------ SOURCE MATERIAL ------
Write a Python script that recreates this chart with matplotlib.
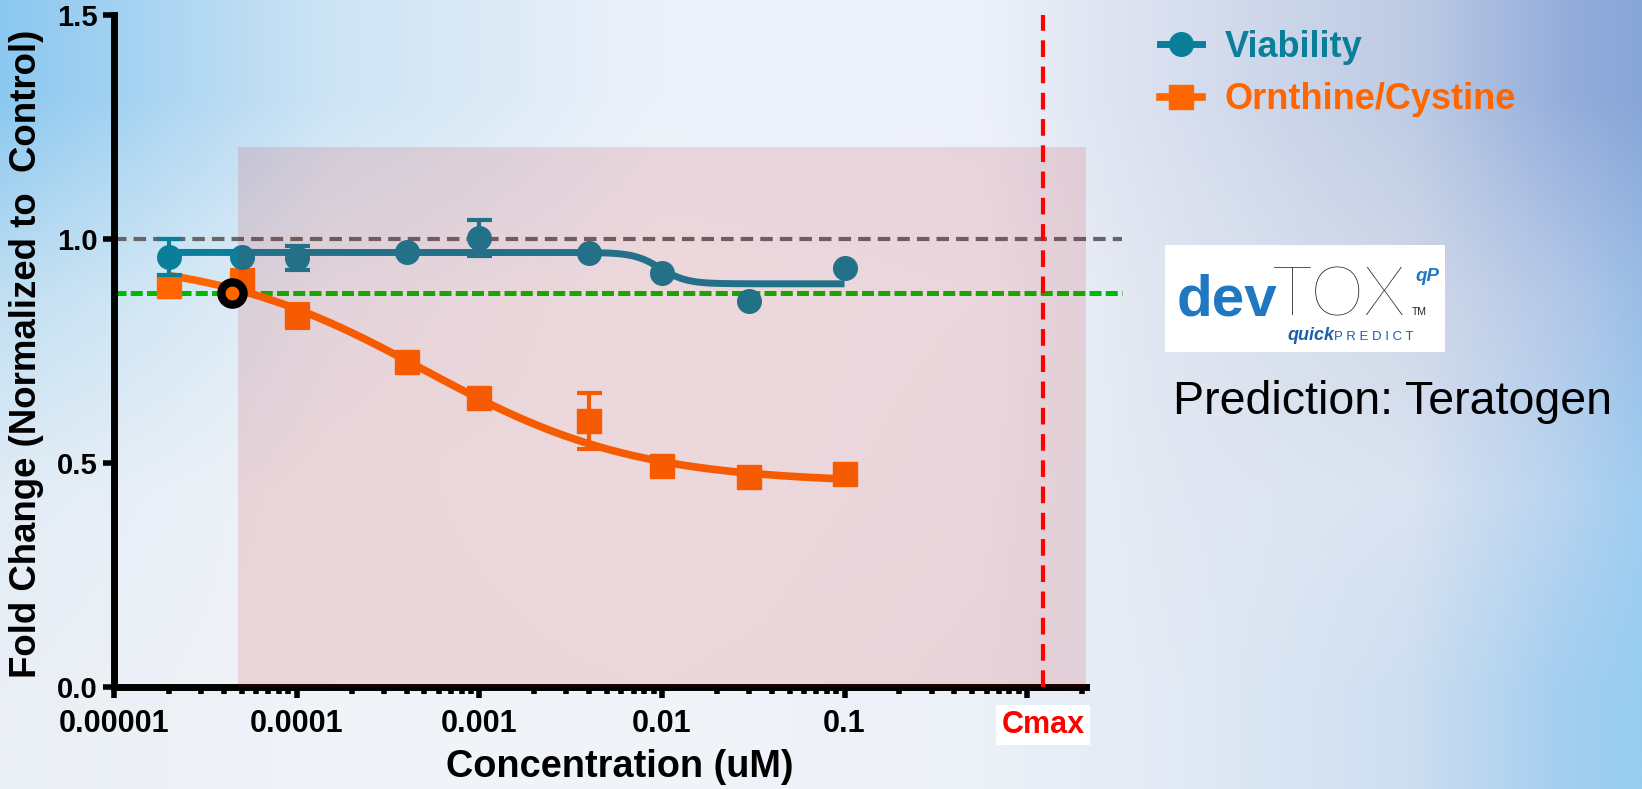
import numpy as np
import matplotlib
matplotlib.use("Agg")
import matplotlib.pyplot as plt
from matplotlib.lines import Line2D
from matplotlib.ticker import FixedLocator, FixedFormatter, NullFormatter

plt.rcParams['font.family'] = ['Liberation Sans', 'DejaVu Sans']

# ---------------- data ----------------
conc = [2e-5, 5e-5, 1e-4, 4e-4, 1e-3, 4e-3, 1e-2, 3e-2, 1e-1]
viability = [0.960, 0.960, 0.958, 0.971, 1.002, 0.968, 0.924, 0.862, 0.936]
viability_err = [0.040, 0.0, 0.027, 0.0, 0.040, 0.0, 0.0, 0.0, 0.0]
ornithine = [0.895, 0.905, 0.828, 0.725, 0.645, 0.594, 0.493, 0.469, 0.475]
ornithine_err = [0.020, 0.025, 0.027, 0.0, 0.0, 0.062, 0.0, 0.0, 0.0]

# fitted 4-parameter curves (top, bottom, EC50, hill)
viab_fit = (0.970, 0.900, 0.0098, 6.0)
orn_fit = (0.960, 0.455, 5.0e-4, 0.75)
fit_range = (2e-5, 1e-1)

baseline = 1.0
threshold = 0.88
threshold_conc = 4.4e-5
cmax = 1.22
shade_x = (4.8e-5, 2.1)
shade_top = 1.205

xtick_vals = [1e-5, 1e-4, 1e-3, 1e-2, 1e-1, 1.0]
xtick_labels = ['0.00001', '0.0001', '0.001', '0.01', '0.1', '']
ytick_vals = [0.0, 0.5, 1.0, 1.5]
ytick_labels = ['0.0', '0.5', '1.0', '1.5']

TEAL = '#0a7f9a'
ORANGE = '#ff6600'

W, H = 1642, 789
fig = plt.figure(figsize=(W / 100, H / 100), dpi=100)

# ---------------- background gradient ----------------
bx = [0.0, 0.2, 0.4, 0.6, 0.72, 0.86, 0.95, 1.0]
brows = [
    [(140, 200, 240), (205, 228, 245), (236, 241, 249), (236, 240, 249), (215, 222, 238), (190, 203, 228), (150, 175, 220), (135, 165, 215)],
    [(192, 223, 242), (232, 240, 248), (243, 246, 251), (240, 243, 250), (222, 228, 240), (208, 216, 232), (180, 200, 232), (155, 190, 230)],
    [(226, 236, 245), (240, 243, 248), (243, 246, 251), (238, 242, 249), (225, 232, 243), (218, 227, 241), (185, 212, 240), (160, 205, 240)],
    [(234, 239, 245), (240, 243, 248), (241, 244, 249), (236, 240, 247), (226, 234, 245), (205, 222, 241), (165, 207, 240), (150, 205, 240)],
]
xs_bg = np.linspace(0, 1, 300)
grid = np.zeros((len(brows), xs_bg.size, 3))
for i, row in enumerate(brows):
    arr = np.array(row, dtype=float)
    for c in range(3):
        grid[i, :, c] = np.interp(xs_bg, bx, arr[:, c])
grid /= 255.0
bg = fig.add_axes([0, 0, 1, 1], zorder=-10)
bg.imshow(grid, extent=(0, 1, 0, 1), aspect='auto', interpolation='bilinear')
bg.set_xlim(0, 1); bg.set_ylim(0, 1)
bg.axis('off')

# ---------------- main axes ----------------
x0px, x1px, y0px, y1px = 114, 1086, 687, 15
ax = fig.add_axes([x0px / W, 1 - y0px / H, (x1px - x0px) / W, (y0px - y1px) / H])
ax.patch.set_visible(False)
ax.set_xscale('log')
ax.set_xlim(1e-5, 2.1)
ax.set_ylim(0, 1.5)

for s in ['top', 'right']:
    ax.spines[s].set_visible(False)
for s in ['left', 'bottom']:
    ax.spines[s].set_linewidth(5)
    ax.spines[s].set_capstyle('projecting')

ax.xaxis.set_major_locator(FixedLocator(xtick_vals))
ax.xaxis.set_major_formatter(FixedFormatter(xtick_labels))
minors = [m * 10.0 ** e for e in range(-5, 1) for m in range(2, 10) if m * 10.0 ** e <= 2.1]
ax.xaxis.set_minor_locator(FixedLocator(minors))
ax.xaxis.set_minor_formatter(NullFormatter())
ax.set_yticks(ytick_vals)
ax.set_yticklabels(ytick_labels)
ax.tick_params(axis='both', which='major', length=8, width=4, color='black')
ax.tick_params(axis='x', which='minor', length=5, width=4, color='black')
ax.tick_params(axis='y', labelsize=21, pad=4)
ax.tick_params(axis='x', labelsize=22, pad=8)
for lab in ax.get_xticklabels() + ax.get_yticklabels():
    lab.set_fontweight('bold')

ax.set_xlabel('Concentration (uM)', fontsize=27.3, fontweight='bold')
ax.xaxis.set_label_coords((620 - x0px) / (x1px - x0px), (y0px - 767) / (y0px - y1px))
ax.xaxis.label.set_va('center')
ax.set_ylabel('Fold Change (Normalized to  Control)', fontsize=26.4, fontweight='bold')
ax.yaxis.set_label_coords((27 - x0px) / (x1px - x0px), (y0px - 354) / (y0px - y1px))
ax.yaxis.label.set_va('center')

# reference lines
ax.plot([1e-5, 3.3], [baseline, baseline], color='#666666', lw=3,
        linestyle=(0, (3.0, 1.7)), clip_on=False, zorder=2)
ax.plot([1e-5, 3.3], [threshold, threshold], color='#00bb00', lw=3.6,
        linestyle=(0, (2.4, 0.85)), clip_on=False, zorder=2)


def four_pl(x, p):
    top, bottom, ec50, hill = p
    return bottom + (top - bottom) / (1.0 + (x / ec50) ** hill)


xs = np.logspace(np.log10(fit_range[0]), np.log10(fit_range[1]), 500)

# ornithine/cystine
ax.plot(xs, four_pl(xs, orn_fit), color=ORANGE, lw=5.5, zorder=3, solid_capstyle='butt')
oe = np.array(ornithine_err)
m = oe > 0
ax.errorbar(np.array(conc)[m], np.array(ornithine)[m], yerr=oe[m], fmt='none',
            ecolor=ORANGE, elinewidth=3, capsize=9, capthick=3, zorder=3)
ax.plot(conc, ornithine, 's', ms=17, color=ORANGE, zorder=3)

# viability
ax.plot(xs, four_pl(xs, viab_fit), color=TEAL, lw=5, zorder=4, solid_capstyle='butt')
ve = np.array(viability_err)
m = ve > 0
ax.errorbar(np.array(conc)[m], np.array(viability)[m], yerr=ve[m], fmt='none',
            ecolor=TEAL, elinewidth=3, capsize=9, capthick=3, zorder=4)
ax.plot(conc, viability, 'o', ms=17, color=TEAL, zorder=4)

# shaded range (overlay)
ax.fill_between(list(shade_x), [0, 0], [shade_top, shade_top], color=(200 / 255, 20 / 255, 20 / 255),
                alpha=0.13, lw=0, zorder=5)

# Cmax line
ax.plot([cmax, cmax], [0, 1.5], color='#ff0000', lw=3, linestyle=(0, (4.0, 2.3)),
        zorder=6, clip_on=False)
ax.text(cmax, (y0px - 725) / (y0px - y1px), 'Cmax', transform=ax.get_xaxis_transform(),
        ha='center', va='center', fontsize=22, fontweight='bold', color='#ff0000',
        bbox=dict(boxstyle='square,pad=0.17', fc='white', ec='none'), zorder=7)

# threshold crossing point
ax.plot([threshold_conc], [threshold], 'o', ms=16, mfc=ORANGE, mec='black', mew=6, zorder=8)

# ---------------- legend ----------------
handles = [
    Line2D([], [], color=TEAL, lw=5, marker='o', ms=17),
    Line2D([], [], color=ORANGE, lw=5.5, marker='s', ms=17),
]
leg = fig.legend(handles, ['Viability', 'Ornthine/Cystine'], loc='upper left',
                 bbox_to_anchor=(1160 / W, 1 - 30 / H), frameon=False,
                 prop=dict(family='Liberation Sans', weight='bold', size=26),
                 handlelength=1.16, handletextpad=0.62, labelspacing=0.48,
                 borderpad=0, borderaxespad=0)
for t, c in zip(leg.get_texts(), [TEAL, ORANGE]):
    t.set_color(c)

# ---------------- logo ----------------
lg = fig.add_axes([1165 / W, 1 - 352 / H, 280 / W, 107 / H])
lg.set_xlim(0, 280); lg.set_ylim(107, 0)
lg.set_facecolor('white')
lg.set_xticks([]); lg.set_yticks([])
for s in lg.spines.values():
    s.set_visible(False)
lg.text(12, 71, 'dev', fontsize=42, fontweight='bold', color='#1f78c1',
        ha='left', va='baseline', family=['Liberation Sans', 'DejaVu Sans'])
lg.text(107, 71, 'TOX', fontsize=49, fontweight='light', color='#222222',
        ha='left', va='baseline', family=['Lato', 'DejaVu Sans'])
lg.text(250, 36, 'qP', fontsize=13.5, fontweight='bold', fontstyle='italic', color='#1f78c1',
        ha='left', va='baseline', family=['Liberation Sans', 'DejaVu Sans'])
lg.text(247, 70, 'TM', fontsize=7.5, color='#222222',
        ha='left', va='baseline', family=['Liberation Sans', 'DejaVu Sans'])
lg.text(122, 95, 'quick', fontsize=13, fontweight='bold', fontstyle='italic', color='#1d5fa8',
        ha='left', va='baseline', family=['Liberation Sans', 'DejaVu Sans'])
lg.text(169, 95, 'P R E D I C T', fontsize=9.5, color='#1d5fa8',
        ha='left', va='baseline', family=['Liberation Sans', 'DejaVu Sans'])

fig.text(1173 / W, 1 - 402 / H, 'Prediction: Teratogen', fontsize=33.5, color='black',
         ha='left', va='center', family=['Liberation Sans', 'DejaVu Sans'])

fig.savefig('out.png', dpi=100)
------
Starting with the first line of the data above and ending with the line containing "fig = plt.figure(figsize=(W", please restate every line exactly, leaving images out.

Write a Python script that recreates this chart with matplotlib.
import numpy as np
import matplotlib
matplotlib.use("Agg")
import matplotlib.pyplot as plt
from matplotlib.lines import Line2D
from matplotlib.ticker import FixedLocator, FixedFormatter, NullFormatter

plt.rcParams['font.family'] = ['Liberation Sans', 'DejaVu Sans']

# ---------------- data ----------------
conc = [2e-5, 5e-5, 1e-4, 4e-4, 1e-3, 4e-3, 1e-2, 3e-2, 1e-1]
viability = [0.960, 0.960, 0.958, 0.971, 1.002, 0.968, 0.924, 0.862, 0.936]
viability_err = [0.040, 0.0, 0.027, 0.0, 0.040, 0.0, 0.0, 0.0, 0.0]
ornithine = [0.895, 0.905, 0.828, 0.725, 0.645, 0.594, 0.493, 0.469, 0.475]
ornithine_err = [0.020, 0.025, 0.027, 0.0, 0.0, 0.062, 0.0, 0.0, 0.0]

# fitted 4-parameter curves (top, bottom, EC50, hill)
viab_fit = (0.970, 0.900, 0.0098, 6.0)
orn_fit = (0.960, 0.455, 5.0e-4, 0.75)
fit_range = (2e-5, 1e-1)

baseline = 1.0
threshold = 0.88
threshold_conc = 4.4e-5
cmax = 1.22
shade_x = (4.8e-5, 2.1)
shade_top = 1.205

xtick_vals = [1e-5, 1e-4, 1e-3, 1e-2, 1e-1, 1.0]
xtick_labels = ['0.00001', '0.0001', '0.001', '0.01', '0.1', '']
ytick_vals = [0.0, 0.5, 1.0, 1.5]
ytick_labels = ['0.0', '0.5', '1.0', '1.5']

TEAL = '#0a7f9a'
ORANGE = '#ff6600'

W, H = 1642, 789
fig = plt.figure(figsize=(W / 100, H / 100), dpi=100)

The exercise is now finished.